Invincibles have recruited the experienced former England opener Lauren Winfield-Hill from the Superchargers, who have an excellent batting line-up including Alyssa Healy, Rodrigues and Laura Wolvaardt.
Not only does van Niekerk have to manage her comeback from injury and captaining her side, but she admitted to feeling some pressure to ensure the competition lives up to the highs of its maiden season.
"This league has grown in leaps and bounds in a year," she said. "What it's going to do in the next five? So we need to do justice by that.
"I love the fact that it's on the back of a very exciting Commonwealth Games as well. It is important for women's sport in general, not just cricket, to be on this global stage. It is the right time and I hope that that the young girls back home, who watch this tournament first of all, and watch these tournaments around the world, really want to get into it.
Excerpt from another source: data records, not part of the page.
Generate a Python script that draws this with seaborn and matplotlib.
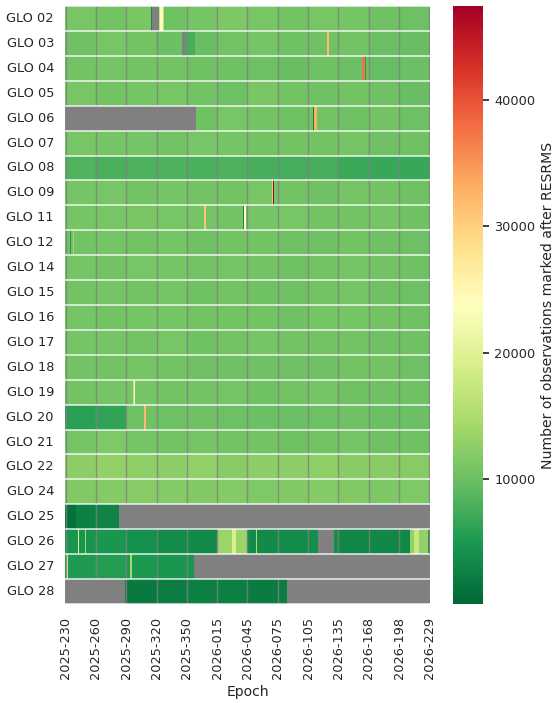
import numpy as np
import pandas as pd
import matplotlib
matplotlib.use("Agg")
import matplotlib.pyplot as plt
import seaborn as sns

nan = np.nan

satellites = ["GLO 02", "GLO 03", "GLO 04", "GLO 05", "GLO 06", "GLO 07", "GLO 08",
              "GLO 09", "GLO 11", "GLO 12", "GLO 14", "GLO 15", "GLO 16", "GLO 17",
              "GLO 18", "GLO 19", "GLO 20", "GLO 21", "GLO 22", "GLO 24", "GLO 25",
              "GLO 26", "GLO 27", "GLO 28"]

# epochs (year-doy), days without any solution are skipped
missing_days = ["2026-150", "2026-151", "2026-152", "2026-210"]
epochs = [f"2025-{d:03d}" for d in range(230, 366)] + [f"2026-{d:03d}" for d in range(1, 230)]
epochs = [e for e in epochs if e not in missing_days]

# roughly monthly levels (12 blocks of 30 epochs, last one 31)
levels = {
    "GLO 02": [11000, 10600, 11200, 10400, 10800, 11300, 10900, 10500, 11000, 10800, 10400, 10200],
    "GLO 03": [10400, 10900, 10500, 10000, 9900, 10600, 10800, 10400, 10300, 10600, 10100, 9900],
    "GLO 04": [10500, 10800, 10500, 10600, 10300, 10400, 10200, 9900, 10300, 10000, 9700, 10000],
    "GLO 05": [10900, 10500, 10800, 10900, 10600, 10200, 11100, 10600, 10300, 10500, 10300, 9900],
    "GLO 06": [nan, nan, nan, nan, 10400, 10900, 10600, 10400, 10500, 10300, 10600, 10200],
    "GLO 07": [10900, 10700, 10800, 10600, 10900, 10700, 10500, 10600, 10500, 10700, 10400, 10300],
    "GLO 08": [8400, 8000, 8100, 8200, 7900, 8100, 7800, 7600, 7800, 7100, 6900, 6800],
    "GLO 09": [10700, 10900, 10600, 10800, 10500, 10600, 10900, 10500, 10400, 10700, 10500, 10300],
    "GLO 11": [10800, 11000, 11200, 10900, 10700, 10600, 10800, 10900, 10600, 10500, 10700, 10400],
    "GLO 12": [10600, 10700, 10500, 10800, 10400, 10600, 10500, 10300, 10400, 10600, 10300, 10200],
    "GLO 14": [10800, 10600, 10900, 10700, 10500, 10700, 10600, 10400, 10600, 10800, 10500, 10300],
    "GLO 15": [10500, 10700, 10600, 10800, 10400, 10500, 10300, 10400, 10500, 10700, 10300, 10200],
    "GLO 16": [10700, 10600, 10800, 10700, 10500, 10600, 10600, 10400, 10700, 10800, 10600, 10300],
    "GLO 17": [10800, 10700, 10600, 10900, 10400, 10500, 10700, 10500, 10500, 10600, 10400, 10300],
    "GLO 18": [10600, 10500, 10700, 10600, 10400, 10400, 10300, 10300, 10400, 10500, 10500, 10200],
    "GLO 19": [10600, 10800, 10700, 10500, 10600, 10700, 10400, 10500, 10700, 10300, 10400, 10300],
    "GLO 20": [5900, 6300, 10300, 10200, 10300, 10200, 10100, 10000, 10200, 10300, 10100, 10000],
    "GLO 21": [10700, 11500, 10800, 10600, 10700, 10500, 10600, 10300, 10500, 10700, 10400, 10300],
    "GLO 22": [12400, 12900, 12600, 12400, 12700, 12200, 12500, 12400, 12600, 12300, 12200, 12000],
    "GLO 24": [11700, 11900, 12000, 11800, 11600, 11900, 11500, 11700, 11800, 11600, 11400, 11500],
    "GLO 25": [2600, 3000, nan, nan, nan, nan, nan, nan, nan, nan, nan, nan],
    "GLO 26": [4600, 4800, 4200, 3800, 3600, 13500, 3500, 3700, 4000, 3100, 3300, 13000],
    "GLO 27": [5300, 5500, 5000, 4900, 4700, nan, nan, nan, nan, nan, nan, nan],
    "GLO 28": [nan, 2300, 1900, 2200, 2500, 2400, 2100, 2300, nan, nan, nan, nan],
}

# single days / short spans that stand out (satellite, first epoch idx, last epoch idx, value)
events = [
    ("GLO 02", 85, 85, 3500), ("GLO 02", 86, 92, nan), ("GLO 02", 93, 93, 17000),
    ("GLO 02", 94, 96, 24500), ("GLO 02", 97, 97, 16000),
    ("GLO 03", 116, 118, nan), ("GLO 03", 119, 128, 7800), ("GLO 03", 259, 260, 32000),
    ("GLO 04", 294, 296, 37500), ("GLO 04", 297, 297, 5500),
    ("GLO 06", 120, 129, nan), ("GLO 06", 245, 245, 3000), ("GLO 06", 246, 248, 33000),
    ("GLO 09", 205, 205, 16000), ("GLO 09", 206, 206, 47440),
    ("GLO 11", 137, 138, 31000), ("GLO 11", 176, 176, 3500), ("GLO 11", 177, 178, 24500),
    ("GLO 12", 5, 5, 5000), ("GLO 12", 8, 8, 14000),
    ("GLO 19", 67, 67, 17000), ("GLO 19", 68, 68, 23500),
    ("GLO 20", 78, 79, 32000),
    ("GLO 25", 0, 10, 1200), ("GLO 25", 53, 59, nan),
    ("GLO 26", 13, 13, 20000), ("GLO 26", 20, 20, 14500), ("GLO 26", 165, 168, 19000),
    ("GLO 26", 189, 189, 15000), ("GLO 26", 250, 265, nan), ("GLO 26", 330, 340, 3400),
    ("GLO 26", 345, 349, 17500), ("GLO 26", 359, 360, 5000),
    ("GLO 27", 1, 2, 19000), ("GLO 27", 64, 65, 14500), ("GLO 27", 128, 149, nan),
    ("GLO 28", 30, 58, nan), ("GLO 28", 220, 239, nan),
]

cbar_min, cbar_max = 130, 47440
cbar_label = "Number of observations marked after RESRMS"

# build the table
block_edges = list(range(0, 331, 30)) + [len(epochs)]
table = pd.DataFrame(nan, index=satellites, columns=epochs)
for sat, vals in levels.items():
    for k, v in enumerate(vals):
        table.iloc[satellites.index(sat), block_edges[k]:block_edges[k + 1]] = v
for sat, first, last, v in events:
    table.iloc[satellites.index(sat), first:last + 1] = v

sns.set_theme(style="darkgrid", font_scale=0.84, rc={"ytick.major.size": 4.5})
plt.rcParams["font.family"] = ["DejaVu Sans"]

fig = plt.figure(figsize=(5.6, 7.03), dpi=100)
ax = fig.add_axes([65 / 560, 1 - 604 / 703, 365 / 560, 598 / 703])
cax = fig.add_axes([453 / 560, 1 - 604 / 703, 30 / 560, 598 / 703])
ax.set_facecolor("#808080")

sns.heatmap(table, ax=ax, cbar_ax=cax, cmap="RdYlGn_r", vmin=cbar_min, vmax=cbar_max,
            xticklabels=30, yticklabels=satellites, cbar_kws={"label": cbar_label})
ax.grid(False)

ax.vlines(ax.get_xticks(), 0, len(satellites), colors="#808080", lw=1, alpha=0.8)
ax.hlines(range(len(satellites) + 1), 0, len(epochs), colors="white", lw=1.2, alpha=0.8)

plt.setp(ax.get_xticklabels(), rotation=90)
plt.setp(ax.get_yticklabels(), rotation=0)
ax.set_xlabel("Epoch")
ax.set_ylabel("")

fig.savefig("out.png", dpi=100)
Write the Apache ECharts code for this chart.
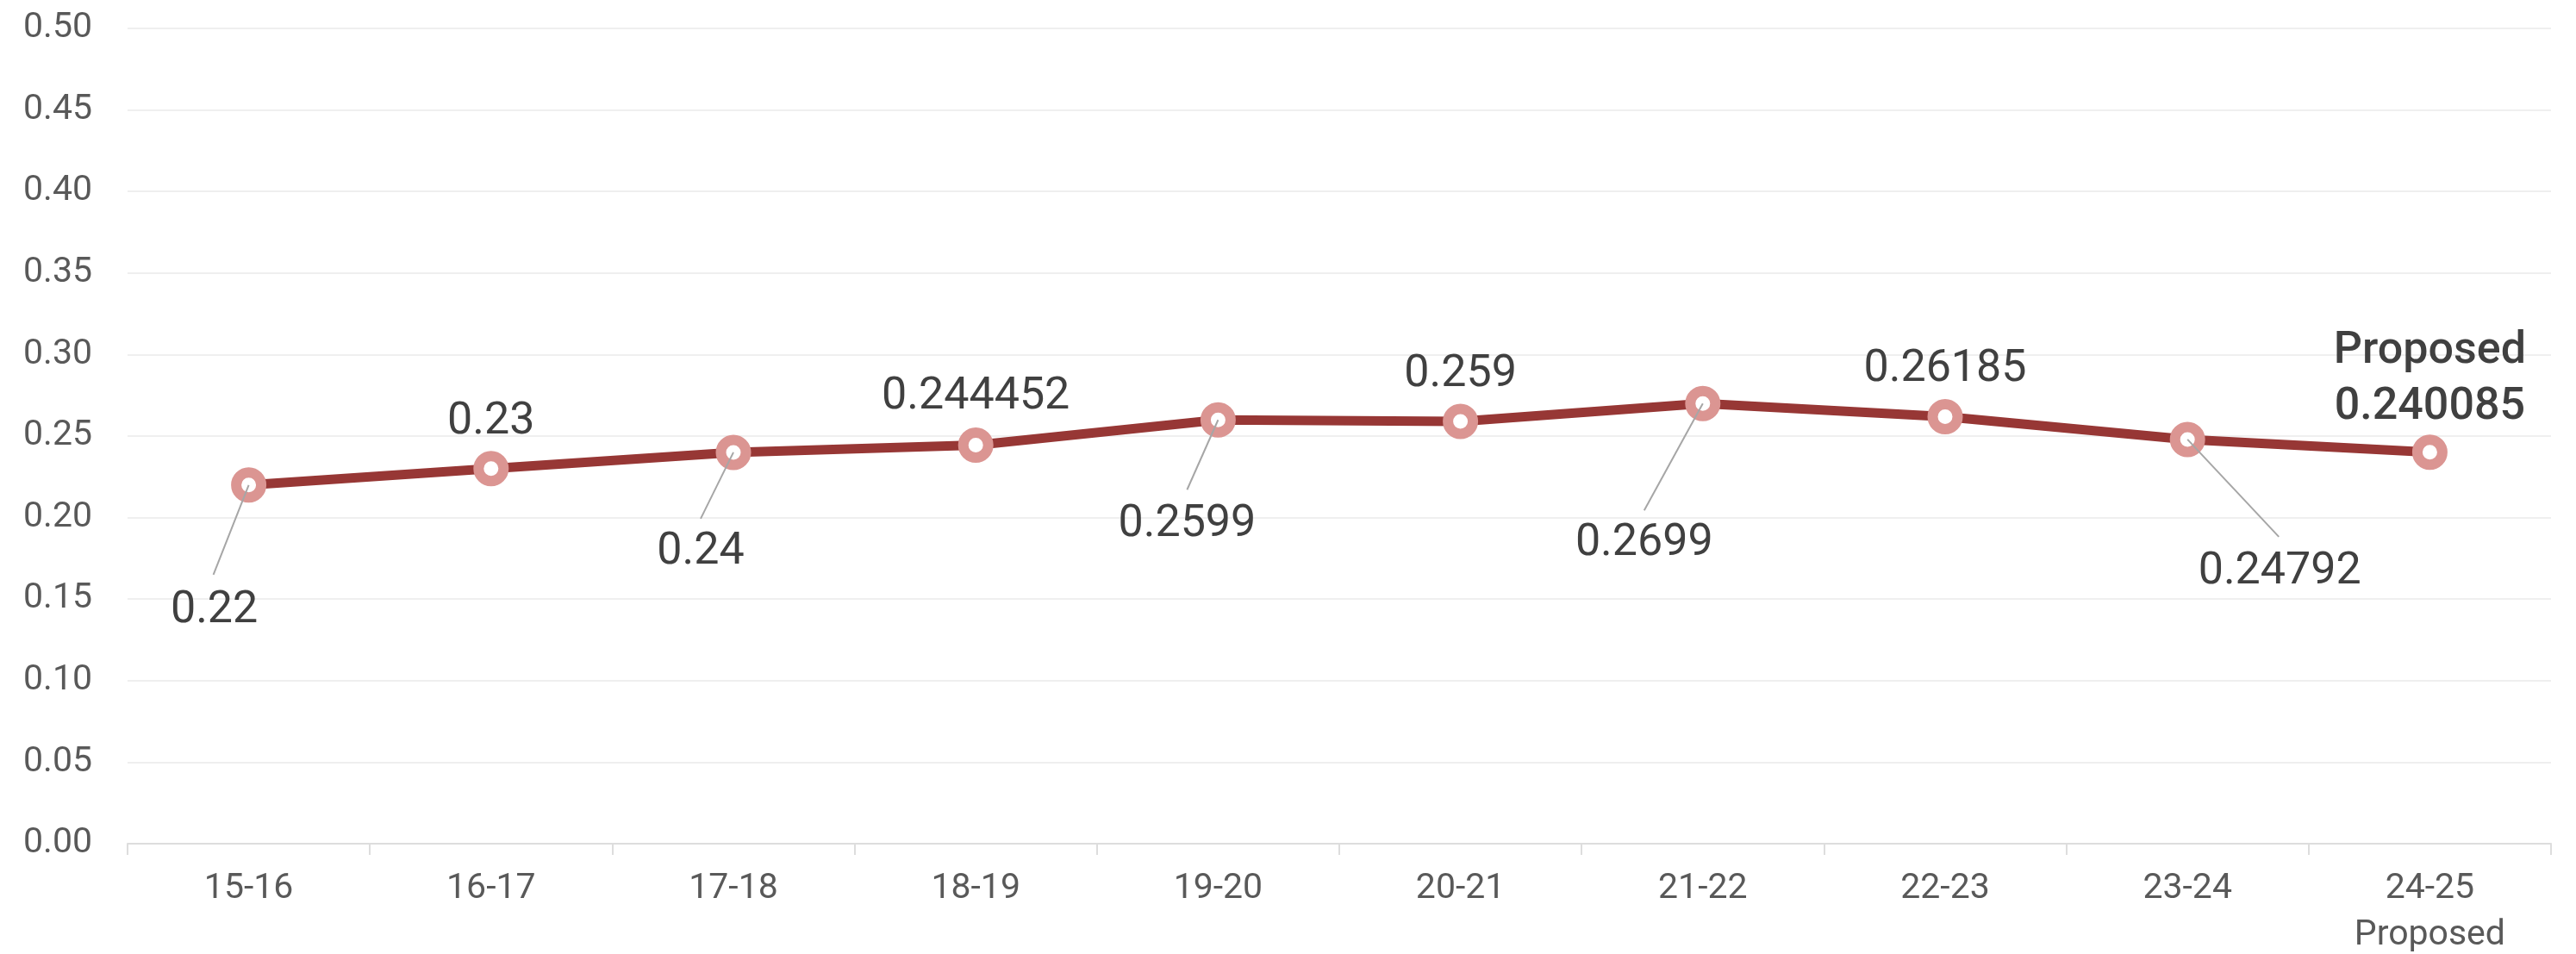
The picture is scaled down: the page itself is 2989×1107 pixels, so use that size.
<!DOCTYPE html>
<html>
<head>
<meta charset="utf-8">
<title>Proposed rate</title>
<script src="https://cdn.jsdelivr.net/npm/echarts@6/dist/echarts.min.js"></script>
<style>
  html, body { margin: 0; padding: 0; background: #fff; }
  #box { width: 2989px; height: 1107px; }
</style>
</head>
<body>
<div id="box"></div>
<script>
// categories and values
var years = ['15-16', '16-17', '17-18', '18-19', '19-20', '20-21', '21-22', '22-23', '23-24', '24-25\nProposed'];
var rates = [0.22, 0.23, 0.24, 0.244452, 0.2599, 0.259, 0.2699, 0.26185, 0.24792, 0.240085];
var pointLabels = ['0.22', '0.23', '0.24', '0.244452', '0.2599', '0.259', '0.2699', '0.26185', '0.24792', 'Proposed\n0.240085'];
var yTicks = { min: 0, max: 0.5, step: 0.05 };

// where each value label sits, relative to its marker (px)
var labelShift = [[-40, 146], [0, -54], [-38, 116], [0, -55], [-36, 122], [0, -54], [-68, 163], [0, -55], [107, 154], [0, -84]];
// end of the thin leader line, relative to its marker (null = no leader)
var leaderEnd = [[-41, 104], null, [-38, 77], null, [-36, 81], null, [-68, 124], null, [106, 113], null];

var chart = echarts.init(document.getElementById('box'));

var points = rates.map(function (v, i) {
    var item = { value: v };
    if (i === rates.length - 1) {
        item.label = { fontWeight: 500, lineHeight: 65 };
    }
    return item;
});

var option = {
    animation: false,
    grid: { left: 148, right: 29, top: 33, bottom: 128, outerBoundsMode: 'none', containLabel: false },
    xAxis: {
        type: 'category',
        data: years,
        axisLine: { lineStyle: { color: '#dddddd', width: 2 } },
        axisTick: { show: true, length: 13, lineStyle: { color: '#dddddd', width: 2 } },
        axisLabel: {
            color: '#595959', fontSize: 41, fontFamily: 'Roboto',
            margin: 26, lineHeight: 54, interval: 0
        }
    },
    yAxis: {
        type: 'value',
        min: yTicks.min, max: yTicks.max, interval: yTicks.step,
        axisLine: { show: false },
        axisTick: { show: false },
        splitLine: { lineStyle: { color: '#efefef', width: 2 } },
        axisLabel: {
            color: '#595959', fontSize: 41, fontFamily: 'Roboto', margin: 41,
            formatter: function (v) { return v.toFixed(2); }
        }
    },
    series: [{
        type: 'line',
        data: points,
        z: 2,
        lineStyle: { color: '#973735', width: 11 },
        symbol: 'circle',
        symbolSize: 29,
        itemStyle: { color: '#ffffff', borderColor: '#db9592', borderWidth: 12 },
        label: {
            show: true,
            position: 'inside',
            color: '#404040',
            fontSize: 52,
            fontFamily: 'Roboto',
            formatter: function (p) { return pointLabels[p.dataIndex]; }
        },
        labelLayout: function (p) {
            return { dx: labelShift[p.dataIndex][0], dy: labelShift[p.dataIndex][1] };
        }
    }, {
        // leader lines from markers to the labels placed below
        type: 'custom',
        z: 5,
        silent: true,
        data: rates.map(function (v, i) { return [i, v]; }),
        renderItem: function (params, api) {
            var end = leaderEnd[params.dataIndex];
            if (!end) return null;
            var p = api.coord([api.value(0), api.value(1)]);
            return {
                type: 'line',
                shape: { x1: p[0], y1: p[1], x2: p[0] + end[0], y2: p[1] + end[1] },
                style: { stroke: '#a6a6a6', lineWidth: 2 }
            };
        }
    }]
};

chart.setOption(option);
</script>
</body>
</html>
"It's really good money as well. At the end of the day, you want to get paid to do what you love, and that's what we've been able to do."
While the women's salaries still lag a long way behind the men's, the competition has introduced a scheduling twist - albeit just once for this year - whereby Thursday's corresponding men's match at The Oval will be the 3pm curtain-raiser. While that perhaps adds another element of pressure to the women's game, van Niekerk saw it as an important statement.
"That's what this platform is and what the Hundred brings, is that equality where the females have the headliner," she said. "And hopefully we can do justice by that."
Given the increased visibility of women's cricket in England through the Hundred, not to mention the benefits that exposure has had on developing rising talent, van Niekerk's expectations remain high.
"The crowds and support for the teams has been incredible and, watching the men's games, I just got really excited for our games as well, remembering how electric and amazing it was to play in front of a packed crowd," she said. "I expect nothing less, I only expect more so I'm really excited to get going.
"Every single team is just ready and raring to get this Hundred underway. Even though it's the second one, let's make it the best one yet."